A7r III; December afternoon with a very low tide and sand pools

So, what were my impressions, thoughts of the new camera:

  • I really liked the feel of he camera, for my hands it seems to fit a little better. It has a sturdier sense to it
  • Batteries are twice the size, twice the weight and twice the performance
  • There is a significant increase in setting options. As a user of Sony cameras, it is still a little daunting to go through them.
  • I was unhappy with where Sony moved the shutter cable port. On the A7rII, it was at the top of the left side. Now it is at the bottom. I use the Really Right Stuff L plate and being at the bottom, it makes it really hard to connect the cable release. Sony’s Play Memories Mobil allows one to connect to the A7rIII via WiFi and activate the shutter. A nice feather but they worn that it may consume battery power. I have connected it and it is set up. However, I do also like their 2 second delay option which a friend advised me on. It is great for single or multiple exposures.
  • One of the funniest things is that they reversed the direction the flash card inserts to the camera. It is nice to have two slots.
  • Sony has really come a long way on their Electric View Finder (EVF). At first, I was against this feature, preferring the old method of a Single Reflex Camera. But I have since become so accustom to using it that there is no way I would go back. However, one thing I miss from those days is the ability to close down the shutter on the lens to check the depth of field. A lens favorite of mine is the Leica R 35-70 f/4 zoom. This lens is totally manual, and I can play with the f/stop to determine the best setting for depth of field and the effect of diffraction. By zooming in on a subject I can watch these effects on my subjects as well as make sure I am in focus.
  • The shutter is quieter that the A7r II. I believe it has a longer life as well.
  • I loved everything I got out of the Sony A7r II, but these images from the A7rIII seem like another stop better.
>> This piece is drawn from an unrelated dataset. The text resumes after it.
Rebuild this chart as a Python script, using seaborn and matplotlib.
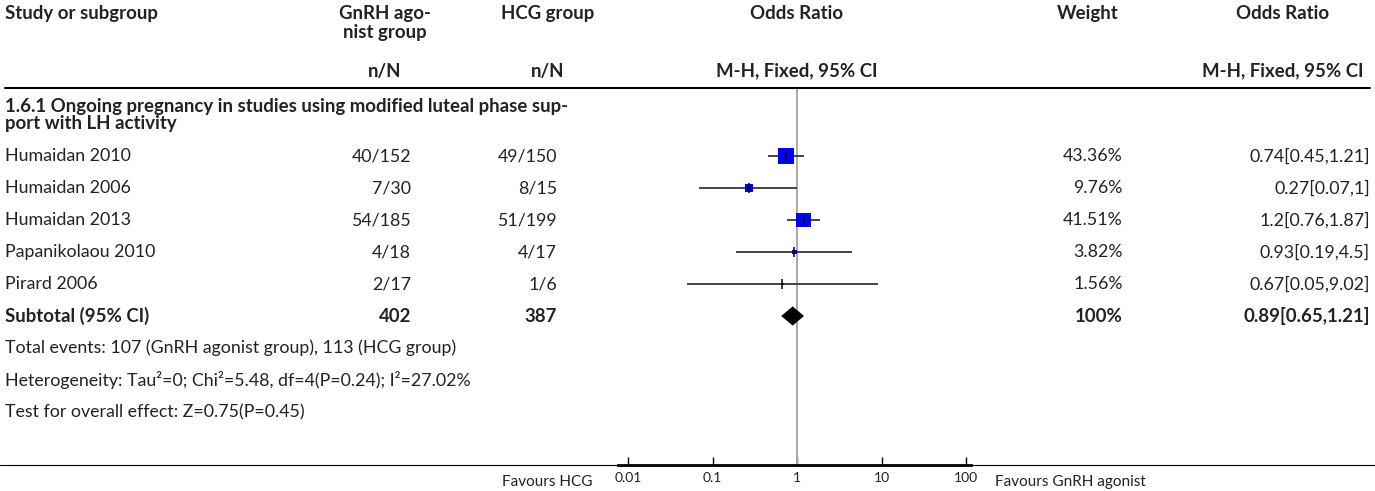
import numpy as np
import pandas as pd
import matplotlib.pyplot as plt
import seaborn as sns
from matplotlib.ticker import NullLocator

# =========================================================
# DATA
# =========================================================
studies = ["Humaidan 2010", "Humaidan 2006", "Humaidan 2013", "Papanikolaou 2010", "Pirard 2006"]
gnrh_events = [40, 7, 54, 4, 2]
gnrh_total = [152, 30, 185, 18, 17]
hcg_events = [49, 8, 51, 4, 1]
hcg_total = [150, 15, 199, 17, 6]
odds_ratio = [0.74, 0.27, 1.2, 0.93, 0.67]
ci_low = [0.45, 0.07, 0.76, 0.19, 0.05]
ci_high = [1.21, 1, 1.87, 4.5, 9.02]
weights = [43.36, 9.76, 41.51, 3.82, 1.56]
sub_or, sub_low, sub_high, sub_weight = 0.89, 0.65, 1.21, 100
axis_ticks = [0.01, 0.1, 1, 10, 100]
tick_labels = ["0.01", "0.1", "1", "10", "100"]

subgroup_title = "1.6.1 Ongoing pregnancy in studies using modified luteal phase sup-\nport with LH activity"
footer_lines = [
    "Total events: 107 (GnRH agonist group), 113 (HCG group)",
    "Heterogeneity: Tau\u00b2=0; Chi\u00b2=5.48, df=4(P=0.24); I\u00b2=27.02%",
    "Test for overall effect: Z=0.75(P=0.45)",
]

# =========================================================
# LAYOUT (pixels)
# =========================================================
W, H = 1375, 491
ROW0, STEP = 156, 32
AX_L, AX_R, AX_T, AX_B = 618, 971, 89, 465
PX_ONE, PX_DECADE = 797, 84.5
TXT = "#222222"
FS = 12.8
FSB = 13.4


def fmt(v):
    return f"{v:g}"


def ypx(i):
    return ROW0 + STEP * i


sns.set_theme(style="white")
plt.rcParams['font.family'] = ['Lato', 'DejaVu Sans']

fig = plt.figure(figsize=(W / 100, H / 100), dpi=100)
tab = fig.add_axes([0, 0, 1, 1])
tab.set_xlim(0, W)
tab.set_ylim(H, 0)
tab.axis('off')

# header
hdr = dict(fontsize=FSB, fontweight='bold', color=TXT, va='top')
tab.text(5, 5, "Study or subgroup", ha='left', **hdr)
tab.text(385, 5, "GnRH ago-\nnist group", ha='center', linespacing=1.12, **hdr)
tab.text(548, 5, "HCG group", ha='center', **hdr)
tab.text(797, 5, "Odds Ratio", ha='center', **hdr)
tab.text(1088, 5, "Weight", ha='center', **hdr)
tab.text(1283, 5, "Odds Ratio", ha='center', **hdr)
sub = dict(fontsize=FSB, fontweight='bold', color=TXT, va='center')
tab.text(385, 71, "n/N", ha='center', **sub)
tab.text(548, 71, "n/N", ha='center', **sub)
tab.text(797, 71, "M-H, Fixed, 95% CI", ha='center', **sub)
tab.text(1283, 71, "M-H, Fixed, 95% CI", ha='center', **sub)
tab.plot([5, 1370], [88, 88], color='black', lw=1.5)

tab.text(5, 115, subgroup_title, ha='left', va='center', fontsize=FSB,
         fontweight='bold', color=TXT, linespacing=1.02)

# study rows
row = dict(fontsize=FS, color=TXT, va='center')
for i, name in enumerate(studies):
    y = ypx(i)
    tab.text(5, y, name, ha='left', **row)
    tab.text(411, y, f"{gnrh_events[i]}/{gnrh_total[i]}", ha='right', **row)
    tab.text(557, y, f"{hcg_events[i]}/{hcg_total[i]}", ha='right', **row)
    tab.text(1123, y, f"{fmt(weights[i])}%", ha='right', **row)
    tab.text(1370, y, f"{fmt(odds_ratio[i])}[{fmt(ci_low[i])},{fmt(ci_high[i])}]", ha='right', **row)

# subtotal
y = ypx(len(studies))
brow = dict(row, fontweight='bold', fontsize=FSB)
tab.text(5, y, "Subtotal (95% CI)", ha='left', **brow)
tab.text(411, y, f"{sum(gnrh_total)}", ha='right', **brow)
tab.text(557, y, f"{sum(hcg_total)}", ha='right', **brow)
tab.text(1123, y, f"{fmt(sub_weight)}%", ha='right', **brow)
tab.text(1370, y, f"{fmt(sub_or)}[{fmt(sub_low)},{fmt(sub_high)}]", ha='right', **brow)

for k, line in enumerate(footer_lines):
    tab.text(5, ypx(len(studies) + 1 + k), line, ha='left', **row)

# bottom rule + favours labels
tab.plot([0, W], [AX_B, AX_B], color='black', lw=0.8)
tab.text(593, 482, "Favours HCG", ha='right', va='center', fontsize=11, color=TXT)
tab.text(995, 482, "Favours GnRH agonist", ha='left', va='center', fontsize=11, color=TXT)

# =========================================================
# FOREST PANEL
# =========================================================
fa = fig.add_axes([AX_L / W, 1 - AX_B / H, (AX_R - AX_L) / W, (AX_B - AX_T) / H])
fa.patch.set_alpha(0)
fa.set_xscale('log')
fa.set_xlim(10 ** ((AX_L - PX_ONE) / PX_DECADE), 10 ** ((AX_R - PX_ONE) / PX_DECADE))
fa.set_ylim((AX_B - ROW0) / STEP, (AX_T - ROW0) / STEP)

rows = np.arange(len(studies))
df = pd.DataFrame({"or": odds_ratio, "row": rows, "weight": weights})

fa.axvline(1, color='#aaaaaa', lw=1.4, zorder=1)
fa.hlines(rows, ci_low, ci_high, color='#444444', lw=1.4, zorder=2)
sns.scatterplot(data=df, x="or", y="row", size="weight",
                sizes=(min(weights) * 2.8, max(weights) * 2.8),
                size_norm=(min(weights), max(weights)),
                marker='s', color='#0000ff', linewidth=0, legend=False,
                ax=fa, zorder=3)
fa.plot(odds_ratio, rows, ls='none', marker='|', ms=7, mew=1.1, color='black', zorder=4)

yd = len(studies)
fa.fill([sub_low, sub_or, sub_high, sub_or], [yd, yd - 0.3, yd, yd + 0.3],
        color='black', lw=0, zorder=3)

for s in ['left', 'right', 'top']:
    fa.spines[s].set_visible(False)
fa.spines['bottom'].set_linewidth(2)
fa.spines['bottom'].set_color('black')
fa.set_xticks(axis_ticks)
fa.set_xticklabels(tick_labels)
fa.xaxis.set_minor_locator(NullLocator())
fa.tick_params(axis='x', direction='in', length=6, width=1, labelsize=10,
               pad=5, colors='black', labelcolor=TXT, bottom=True)
fa.set_yticks([])
fa.set_xlabel("")
fa.set_ylabel("")

fig.savefig("out.png", dpi=100)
Just in the short time I have been using it, I have really been able to capture some wonderful shots.
  • I have not noticed any change in Dynamic Range and the file size is the same.

Pixel Shift: This is a very interesting added feature with some positives and negatives.
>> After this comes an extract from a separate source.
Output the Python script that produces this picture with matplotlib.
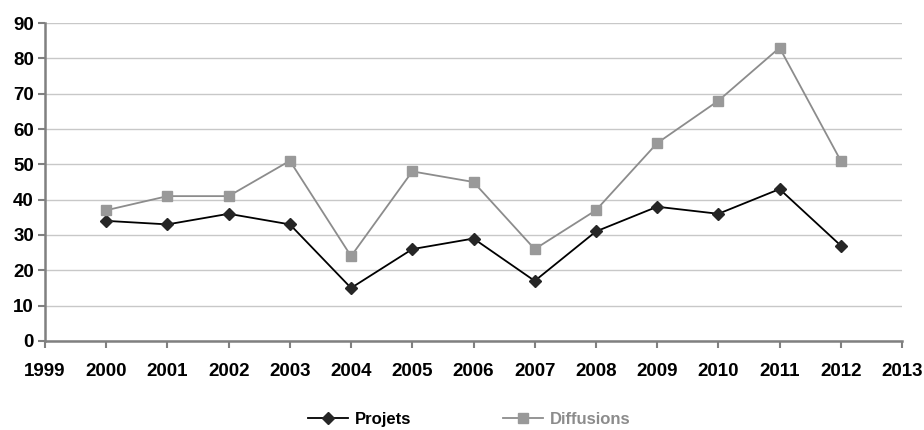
import matplotlib.pyplot as plt

years = [2000, 2001, 2002, 2003, 2004, 2005, 2006, 2007, 2008, 2009, 2010, 2011, 2012]
projets = [34, 33, 36, 33, 15, 26, 29, 17, 31, 38, 36, 43, 27]
diffusions = [37, 41, 41, 51, 24, 48, 45, 26, 37, 56, 68, 83, 51]
x_ticks = list(range(1999, 2014))
y_ticks = list(range(0, 100, 10))

plt.rcParams['font.family'] = ['Liberation Sans', 'DejaVu Sans']
plt.rcParams['font.weight'] = 'bold'

fig = plt.figure(figsize=(9.24, 4.30), dpi=100)
ax = fig.add_axes([0.0487, 0.207, 0.9275, 0.7395])

ax.plot(years, projets, color='black', lw=1.3, marker='D', ms=6.5,
        mfc='#262626', mec='#262626', label='Projets', zorder=3)
ax.plot(years, diffusions, color='#8c8c8c', lw=1.3, marker='s', ms=7,
        mfc='#999999', mec='#999999', label='Diffusions', zorder=3)

ax.set_xlim(1999, 2013)
ax.set_ylim(0, 90)
ax.set_xticks(x_ticks)
ax.set_yticks(y_ticks)
ax.tick_params(axis='both', labelsize=13.5, color='#808080', width=1.5, length=5)
ax.tick_params(axis='x', pad=10.5)
ax.tick_params(axis='y', pad=3)
for lab in ax.get_xticklabels() + ax.get_yticklabels():
    lab.set_fontweight('bold')

ax.grid(axis='y', color='#c8c8c8', lw=1)
ax.set_axisbelow(True)
for s in ['top', 'right']:
    ax.spines[s].set_visible(False)
for s in ['left', 'bottom']:
    ax.spines[s].set_color('#808080')
    ax.spines[s].set_linewidth(1.8)

leg = fig.legend(loc='lower center', bbox_to_anchor=(0.508, -0.028), ncol=2,
                 frameon=False, fontsize=12, handlelength=2.4, handletextpad=0.4,
                 columnspacing=5.5)
leg.get_texts()[1].set_color('#8c8c8c')

fig.savefig('out.png', dpi=100)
  • First of all, it is definitely a feature that must be used where there is no motion because the blending of the 4 images blurs the area of movement. Below is an example, on the left is one image and on the right is the blended pixel shift image of waves:

  • Sony’s Image Edge software is not great and sometimes it produces weird colors and now appears to not want to edit files with my latest OS High Sierra. However, I discovered that one can create a file from the 4 separate images into an ARQ file extension to produce one massive file with quite the bit depth. This ARQ format needs better support from Capture One or Adobe.
  • I would provide more detail on this subject, but like I commented above, it appears that the High Sierra 10.13.2 is causing a lot of problems.

In summary, Sony has come a log ways from that December in 2013. While they may not have quite the camera as the Nikon’s D850, its shortfall primarily in its weather sealing, Yet it is the camera of my choice, with now a lot of wonderful lenses to choose from. Probably the two best additions to Sony’s lineup has been the new 24-105mm f/4 and the 12-24mm f/4. Both really sharp and light. I am looking forward to another productive year.